- Tabloid title card
- Presented by: Joyce Davidson (1956–1959) Max Ferguson (1958–1960) Elaine Grand (1953–1956) Dick MacDougal (1953–1958) Percy Saltzman (1953–1960)
- Country of origin: Canada
- Original language: English
- No. of seasons: 8

Production
- Producers: Ross McLean (1953–1958) Ted Pope (1958–1960)
- Running time: 30 minutes

Original release
- Network: CBC Television
- Release: 9 March 1953 – 9 September 1960

Related
- Seven-O-One

= Tabloid (TV program) =

Canadian information television program

Tabloid is Canadian information television program that aired on CBC Television. It was one of the earliest information television programs aired in Canada The program was broadcast weeknights from March 1953 to September 1960 after which it was renamed to Seven-O-One.

==Format==
The program featured interviews, news and information. Its opening tagline was "a program with an interest in anything that happens anywhere, bringing you the news at seven." It was also promoted as "the nightly habit of nearly everyone".

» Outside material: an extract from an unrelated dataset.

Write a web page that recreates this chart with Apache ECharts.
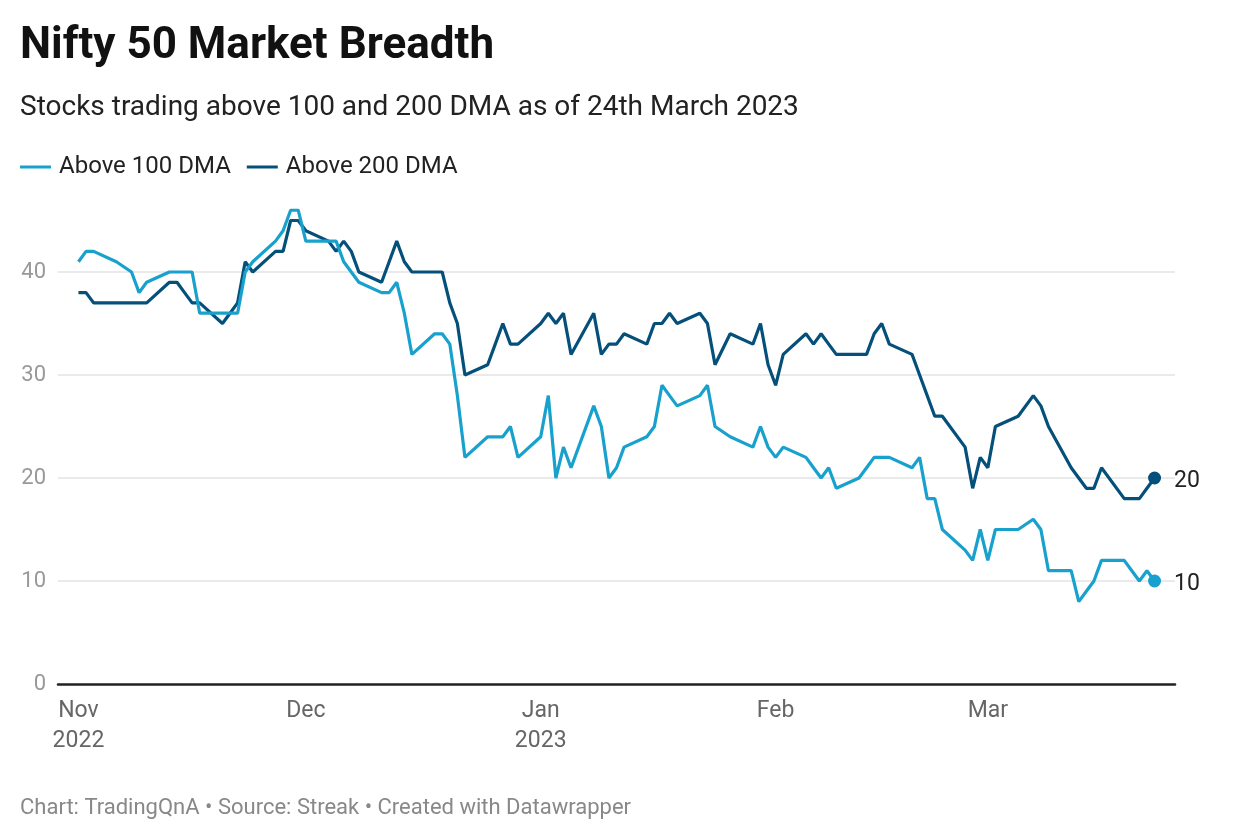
<!DOCTYPE html>
<html><head><meta charset="utf-8">
<script src="https://cdn.jsdelivr.net/npm/echarts@6/dist/echarts.min.js"></script>
<style>html,body{margin:0;padding:0;background:#fff}#chart{width:1240px;height:840px}</style>
</head><body><div id="chart"></div>
<script>
// Trading days shown in the chart
const dates = [
  '2022-11-02','2022-11-03','2022-11-04','2022-11-07','2022-11-09','2022-11-10','2022-11-11','2022-11-14','2022-11-15','2022-11-16','2022-11-17','2022-11-18','2022-11-21','2022-11-22','2022-11-23','2022-11-24','2022-11-25','2022-11-28','2022-11-29','2022-11-30',
  '2022-12-01','2022-12-02','2022-12-05','2022-12-06','2022-12-07','2022-12-08','2022-12-09','2022-12-12','2022-12-13','2022-12-14','2022-12-15','2022-12-16','2022-12-19','2022-12-20','2022-12-21','2022-12-22','2022-12-23','2022-12-26','2022-12-27','2022-12-28','2022-12-29','2022-12-30',
  '2023-01-02','2023-01-03','2023-01-04','2023-01-05','2023-01-06','2023-01-09','2023-01-10','2023-01-11','2023-01-12','2023-01-13','2023-01-16','2023-01-17','2023-01-18','2023-01-19','2023-01-20','2023-01-23','2023-01-24','2023-01-25','2023-01-27','2023-01-30','2023-01-31',
  '2023-02-01','2023-02-02','2023-02-03','2023-02-06','2023-02-07','2023-02-08','2023-02-09','2023-02-10','2023-02-13','2023-02-14','2023-02-15','2023-02-16','2023-02-17','2023-02-20','2023-02-21','2023-02-22','2023-02-23','2023-02-24','2023-02-27','2023-02-28',
  '2023-03-01','2023-03-02','2023-03-03','2023-03-06','2023-03-08','2023-03-09','2023-03-10','2023-03-13','2023-03-14','2023-03-15','2023-03-16','2023-03-17','2023-03-20','2023-03-21','2023-03-22','2023-03-23','2023-03-24'
];
const above100 = [
  41,42,42,41,40,38,39,40,40,40,40,36,36,36,36,40,41,43,44,46,
  46,43,43,43,41,40,39,38,38,39,36,32,34,34,33,28,22,24,24,24,25,22,
  24,28,20,23,21,27,25,20,21,23,24,25,29,28,27,28,29,25,24,23,25,
  23,22,23,22,21,20,21,19,20,21,22,22,22,21,22,18,18,15,13,12,
  15,12,15,15,16,15,11,11,8,9,10,12,12,11,10,11,10
];
const above200 = [
  38,38,37,37,37,37,37,39,39,38,37,37,35,36,37,41,40,42,42,45,
  45,44,43,42,43,42,40,39,41,43,41,40,40,40,37,35,30,31,33,35,33,33,
  35,36,35,36,32,36,32,33,33,34,33,35,35,36,35,36,35,31,34,33,35,
  31,29,32,34,33,34,33,32,32,32,34,35,33,32,30,28,26,26,23,19,
  22,21,25,26,28,27,25,21,20,19,19,21,18,18,18,19,20
];
const seriesNames = ['Above 100 DMA','Above 200 DMA'];
const seriesColors = ['#18a1cd','#05507a'];
const tickDates = ['2022-11-02','2022-12-02','2023-01-02','2023-02-02','2023-03-02'];
const tickLabels = ['Nov\n2022','Dec','Jan\n2023','Feb','Mar'];
const yTicks = [0,10,20,30,40];

const DAY = 86400000;
function ts(s){ const p = s.split('-').map(Number); return Date.UTC(p[0], p[1]-1, p[2]); }
const tickTs = tickDates.map(ts);
function build(vals){
  return vals.map((v,i)=>{
    const pt = [ts(dates[i]), v];
    if (i === vals.length - 1) return {value: pt, symbol: 'circle', symbolSize: 13, label: {show: true}};
    return pt;
  });
}
const FONT = 'Roboto';
const chart = echarts.init(document.getElementById('chart'), null, {renderer: 'canvas'});
chart.setOption({
  animation: false,
  backgroundColor: '#fff',
  title: [
    {text: 'Nifty 50 Market Breadth', left: 20, top: 22, padding: 0,
     textStyle: {fontSize: 44, fontWeight: 'bold', color: '#111', fontFamily: FONT, lineHeight: 50}},
    {text: 'Stocks trading above 100 and 200 DMA as of 24th March 2023', left: 20, top: 92, padding: 0,
     textStyle: {fontSize: 28, fontWeight: 'normal', color: '#222', fontFamily: FONT, lineHeight: 32}},
    {text: 'Chart: TradingQnA • Source: Streak • Created with Datawrapper', left: 20, top: 795, padding: 0,
     textStyle: {fontSize: 22, fontWeight: 'normal', color: '#888', fontFamily: FONT, lineHeight: 26}}
  ],
  legend: {
    data: seriesNames, left: 20, top: 153, padding: 0, icon: 'rect', itemWidth: 31, itemHeight: 3, itemGap: 16,
    textStyle: {fontSize: 24, color: '#222', fontFamily: FONT, lineHeight: 28, padding: [0,0,0,3]}
  },
  grid: {left: 58, right: 65, top: 684 - 46*10.3, bottom: 156, containLabel: false, outerBoundsMode: 'none'},
  xAxis: {
    type: 'value',
    min: ts(dates[0]) - 2.7*DAY,
    max: ts(dates[dates.length-1]) + 2.7*DAY,
    axisLine: {show: true, onZero: false, lineStyle: {color: '#222', width: 2.5}},
    axisTick: {show: false},
    splitLine: {show: false},
    axisLabel: {
      customValues: tickTs,
      formatter: function(v){
        let best = 0, bd = Infinity;
        tickTs.forEach((t,i)=>{ const d = Math.abs(t - v); if (d < bd){ bd = d; best = i; } });
        return tickLabels[best];
      },
      color: '#666', fontSize: 23, lineHeight: 30, margin: 12, fontFamily: FONT
    }
  },
  yAxis: {
    type: 'value', min: 0, max: 46, interval: 10,
    axisLine: {show: false}, axisTick: {show: false},
    axisLabel: {customValues: yTicks, color: '#999', fontSize: 22, margin: 12, fontFamily: FONT},
    splitLine: {show: true, showMinLine: false, showMaxLine: false, lineStyle: {color: '#e3e3e3', width: 1.5}}
  },
  series: [above100, above200].map((vals, k) => ({
    name: seriesNames[k], type: 'line', data: build(vals), symbol: 'none',
    color: seriesColors[k],
    lineStyle: {width: 3.2, color: seriesColors[k]},
    itemStyle: {color: seriesColors[k]},
    label: {position: 'right', distance: 13, offset: [0, 3], fontSize: 23, color: '#222', fontFamily: FONT,
            formatter: p => String(p.value[1])},
    emphasis: {disabled: true},
    z: k === 0 ? 3 : 2
  }))
});
</script></body></html>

Gunnar Rugheimer compiled a newsreel for the program which featured stories from various international sources such as BBC, Movietone, United Press International, and the Canadian Forces. Discussions, interviews, demonstrations, reviews and weather reports from Percy Saltzman rounded out the Tabloid episodes, resembling a "spoken-word variety show".

Producer Ross McLean's catchphrase for Tabloid was "Facts with Fun", reflecting his approach that news and information programming should incorporate elements of entertainment. He acknowledged that the early episodes of Tabloid were "a bargain basement version of NBC's Today." The interviews, features and weather forecast were supplemented with informal conversations among the hosts.

==Hosts==

Dick MacDougal, a radio presenter, was a host of Tabloid from its first episodes in 1953 until his death in 1957. He was replaced by another radio host, Max Ferguson who remained until Tabloid became Seven-O-One in 1960.

Percy Saltzman was the only Tabloid host who remained through the program's entire run, and the extent of its successor, Seven-O-One. He presented the weather forecasts as he did in the earlier CBC program Let's See. Viewers regularly saw Saltzman's signature tossing of his chalk after he was requested by producer McLean to make this a regular practice.

Elaine Grand joined the show in early 1953 to conduct freelance interviews. She became a full-time host by February 1954, leaving the show in 1956 to work with Associated-Rediffusion in the United Kingdom. Paisley Maxwell succeeded her as an interim host until Joyce Davidson replaced Grand on a full-time basis from 1956 to 1959.

News reports were provided by Gil Christy (1953–1954), then John O'Leary for the remainder of Tabloids existence. Dave Price presented the sportscast.

Other people seen on Tabloid include Allan Anderson, Gregory Clark, Earl Cox, Blair Fraser, Trent Frayne, Robert Fulford, Sydney Katz, Robert McKeown, Wilfred Sanders, John Saywell, Lister Sinclair, Jean Templeton and Bruce West.

Approximately 6500 guests were featured on Tabloid as of June 1960. These included
Billy Graham, Duncan Hines, Margaret Mead, Nicholas Monsarrat, and Amy Vanderbilt.

==Production==
The program was produced in Toronto at CBLT studios by Ross McLean.

Ted Pope became producer in September 1958 when McLean concentrated on production of another CBC program, Close-Up.

==Scheduling==
Tabloid was broadcast weekdays at 7 p.m. (Eastern) for most of its run, except from September 1954 to July 1955 when it was scheduled at 6:30 p.m..

==Ratings==
In the 1957–1958 season, CBC Audience Research ratings indicated that Tabloid had a 15% to 18% share of viewers in Toronto, versus the 35% to 45% share of viewers for Annie Oakley on Buffalo, New York's WBEN. Montreal's Tabloid ratings share was 11%, while Radio-Canada's French-language Telejournal and Carrefour drew a 67% share.

A later CBC Times report indicated a rated Tabloid audience of 250,000 from Toronto's CBLT.

==Controversies==
In 1956, Montreal doctor E. E. Robbins wrote a critical letter to Tabloid. It was read on the show, accompanied by Robbins' home address and MacDougal requesting viewers to "cheer him up". Robbins sued CBC after he was deluged with disruptive letters and telephone calls and prank taxi calls. The case ended with Robbins winning a $3000 settlement against CBC from the Quebec Superior Court.

Host Joyce Davidson expressed indifference towards a Canadian visit by Queen Elizabeth II during an interview on a June 1959 broadcast of NBC's Today. Following intense critical reaction to these remarks, Davidson resigned from Tabloid within a few days.

The programme was retitled Seven-O-One in 1960 after a drug manufacturer which held a trademark to its "Tabloid" product pressured the CBC to change the news show's name. The last episode under the Tabloid name aired 9 September 1960.